Cloud computing is a technology that delivers computing services – such as access to computing and data storage -  over the Internet. This technology allows us to store and share hundreds of photos, send emails, and stream movies and music, to name a few applications. In the energy world, storing a large amount of data that is collected from devices such as smart thermostats can help utilities design better programs that allow customers to reduce their usage at times where there is highest energy demand, thereby reducing the use of dirty peaker plants and associated emissions.

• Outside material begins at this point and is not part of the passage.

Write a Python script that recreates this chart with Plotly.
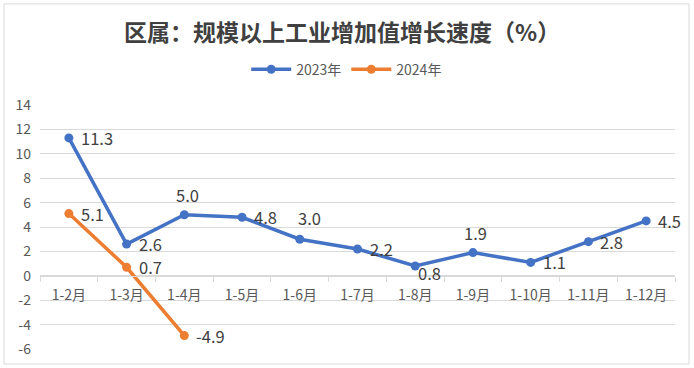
import plotly.graph_objects as go

categories = ["1-2月", "1-3月", "1-4月", "1-5月", "1-6月", "1-7月", "1-8月", "1-9月", "1-10月", "1-11月", "1-12月"]
values_2023 = [11.3, 2.6, 5.0, 4.8, 3.0, 2.2, 0.8, 1.9, 1.1, 2.8, 4.5]
values_2024 = [5.1, 0.7, -4.9]
label_pos_2023 = ["r", "r", "t", "r", "tr", "r", "br", "t", "r", "r", "r"]
label_pos_2024 = ["r", "r", "r"]
y_ticks = [-6, -4, -2, 0, 2, 4, 6, 8, 10, 12, 14]
y_tick_text = [str(v) for v in y_ticks]

BLUE = "#4472C4"
ORANGE = "#ED7D31"
TXT = "#404040"
GRID = "#D9D9D9"
FONT = "Noto Sans CJK SC"

fig = go.Figure()
fig.add_trace(go.Scatter(x=categories, y=values_2023, name="2023年", mode="lines+markers",
                         line=dict(color=BLUE, width=3.5), marker=dict(size=9, color=BLUE)))
fig.add_trace(go.Scatter(x=categories[:len(values_2024)], y=values_2024, name="2024年", mode="lines+markers",
                         line=dict(color=ORANGE, width=3.5), marker=dict(size=9, color=ORANGE)))

def add_labels(xs, ys, pos):
    for x, y, p in zip(xs, ys, pos):
        if p == "r":
            kw = dict(xanchor="left", yanchor="middle", xshift=11, yshift=0)
        elif p == "t":
            kw = dict(xanchor="center", yanchor="bottom", xshift=3, yshift=7)
        elif p == "tr":
            kw = dict(xanchor="left", yanchor="bottom", xshift=-3, yshift=8)
        else:  # br
            kw = dict(xanchor="left", yanchor="middle", xshift=2, yshift=-7)
        fig.add_annotation(x=x, y=y, text=f"{y:.1f}", showarrow=False, borderpad=0,
                           font=dict(family=FONT, size=16.5, color=TXT), **kw)

add_labels(categories, values_2023, label_pos_2023)
add_labels(categories[:len(values_2024)], values_2024, label_pos_2024)

fig.update_layout(
    width=694, height=368,
    margin=dict(l=40, r=19, t=105, b=19, autoexpand=False),
    paper_bgcolor="white", plot_bgcolor="white",
    font=dict(family=FONT, color="#595959", size=14),
    title=dict(text="<b>区属：规模以上工业增加值增长速度（%）</b>", x=0.493, xanchor="center",
               y=0.91, yanchor="middle", xref="container", yref="container",
               font=dict(family=FONT, size=23, color=TXT)),
    legend=dict(orientation="h", x=0.483, xanchor="center", y=1.145, yanchor="middle",
                font=dict(family=FONT, size=14, color="#595959"), itemwidth=40,
                bgcolor="rgba(0,0,0,0)"),
    showlegend=True,
)
fig.update_xaxes(type="category", anchor="free", position=(0 - y_ticks[0]) / (y_ticks[-1] - y_ticks[0]),
                 showline=True, linecolor=GRID, linewidth=1, ticks="outside", tickson="boundaries",
                 ticklen=5, tickcolor=GRID, showgrid=False, zeroline=False, automargin=False,
                 ticklabelstandoff=6,
                 tickfont=dict(family=FONT, size=14, color="#595959"),
                 range=[-0.5, len(categories) - 0.5])
fig.update_yaxes(range=[y_ticks[0], y_ticks[-1]], tickvals=y_ticks, ticktext=y_tick_text,
                 showgrid=True, gridcolor=GRID, automargin=False,
                 gridwidth=1, zeroline=False, showline=False, ticks="", ticklabelstandoff=8,
                 tickfont=dict(family=FONT, size=14, color="#595959"))
fig.add_shape(type="rect", xref="paper", yref="paper",
              x0=-36 / 635, x1=1 + 14 / 635, y0=-15 / 243.7, y1=1 + 101 / 243.7,
              line=dict(color=GRID, width=1), fillcolor="rgba(0,0,0,0)", layer="below")

fig.write_html("out.html", config={"displayModeBar": False},
               post_script="document.body.style.margin='0';document.body.style.overflow='hidden';")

Making the grid edge mainstream: Challenges and opportunities

As the cost of renewable energy decreases and new technologies enable us to better predict and analyze power systems, there are huge opportunities for radically changing the way we get, use, and interact with the energy system. However, it is imperative that technologies such as blockchain evolve to be more energy efficient and are powered by clean energy. As technology evolves, new regulatory frameworks are starting to be considered to provide states, utility companies, and other players guidance and incentives to innovate. While the industry is headed in the right direction, there is much more that needs to be done to move past pilot programs and incorporate technologies at scale in a way that aligns with the urgent global need to slash carbon emissions and protect air quality. NRDC looks forward to continuing to monitor the potential impacts of these technologies and how they can play a role in the clean energy transition.